In Friday’s game against France, Ellis will lead the U.S. women’s national team out for the 125th time, passing April Heinrichs for the most games coached with the USWNT.
But, when asked in her pre-match press conference, Ellis claimed she didn’t even know about the record she was about to hold.
“I’m not aware of that,” Ellis said. “I don’t pay attention to that. It’s one game at a time literally and that’s kind of how I’ve coached my career.”
Ellis won’t reach the mark in any ordinary match, either, but in a World Cup quarterfinal showdown against the host nation in Paris, a game the soccer world has been anticipating for months.
It also could be her last in charge of the USWNT.
The U.S. players have made it clear before and during this World Cup that there are only two possible outcomes for this tournament in their eyes: winning a second straight title or failure.
Should the U.S. lose to France on Friday it would be the first time they have not reached a World Cup semifinal, having done so in every tournament since the inaugural edition in 1991.
In other words, it would be a failure.
Though she won the 2015 World Cup with the USWNT, Ellis’s time in charge has still been rocky at times. The year after the team’s title in Canada, they experienced an unprecedented failure at the 2016 Olympics when they fell to Sweden in the quarterfinals.
That defeat was followed by a period of roster and formation experimentation that led to some ugly results and a reported player revolt that attempted to get Ellis fired. But Ellis held on to her position and eventually things smoothed out, with the U.S. returning to its spot atop the FIFA world rankings.
Even with the U.S. back to mostly winning ways, Ellis has been criticized for her experimentation and lineup choices. But one area where she appears to have clearly succeeded is in team mentality and locker-room cohesion.

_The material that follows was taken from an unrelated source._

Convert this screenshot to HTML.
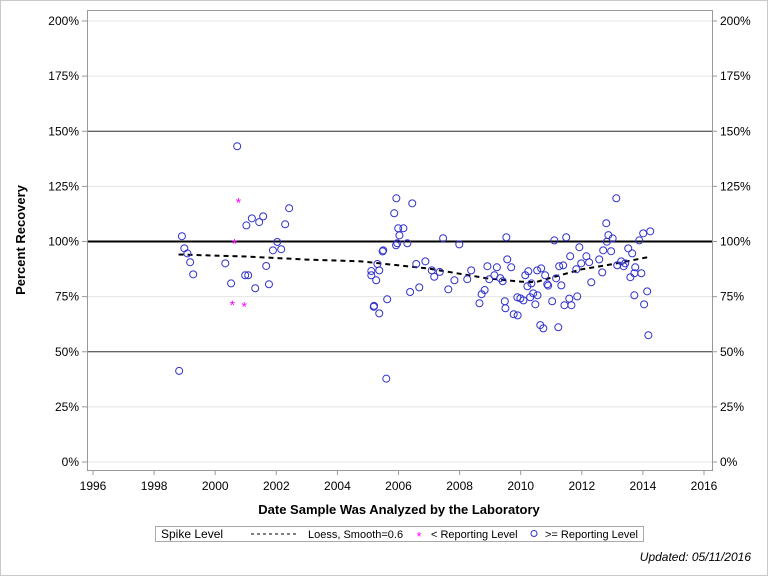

“She’s pushed this team a lot and she has really high expectations for us,” Sam Mewis said. “That’s an exciting thing for her and for the team.”
In response to Megan Rapinoe’s recent spat with Donald Trump, Ellis focused on her team’s unity, saying, “We all support Megan, she knows that, we know we have each other’s backs in there.”
Even if the U.S. wins the World Cup next weekend, the tournament in France could still mark the end of Ellis’s time in charge of the team. Most international coaches don’t stick around much longer than two World Cup cycles, and Ellis has been linked with a front office role with U.S. Soccer.
Ali Krieger, who was controversially dropped for two years before a late recall just three months before the World Cup, has said that while Ellis’s time in charge has been a “rollercoaster” for her personally, the 52-year-old has brought a lot to the USWNT.
“It’s been really enjoyable to have the challenge of playing under a coach that’s so demanding and knows exactly what she wants in us and as a team,” Krieger said.
The only thing Ellis wants now is to have her record-setting match end with a win. The coach has enjoyed her time in charge of the USWNT and clearly isn’t ready to be done just yet – even if records are the last thing on her mind.
“It’s a tremendous honor to coach this group of players and to have this responsibility,” Ellis said.
“I have a tremendous staff around me. It’s a really good family vibe in terms of our environment. You obviously want to keep winning but in terms of numbers I don’t really pay attention to that.”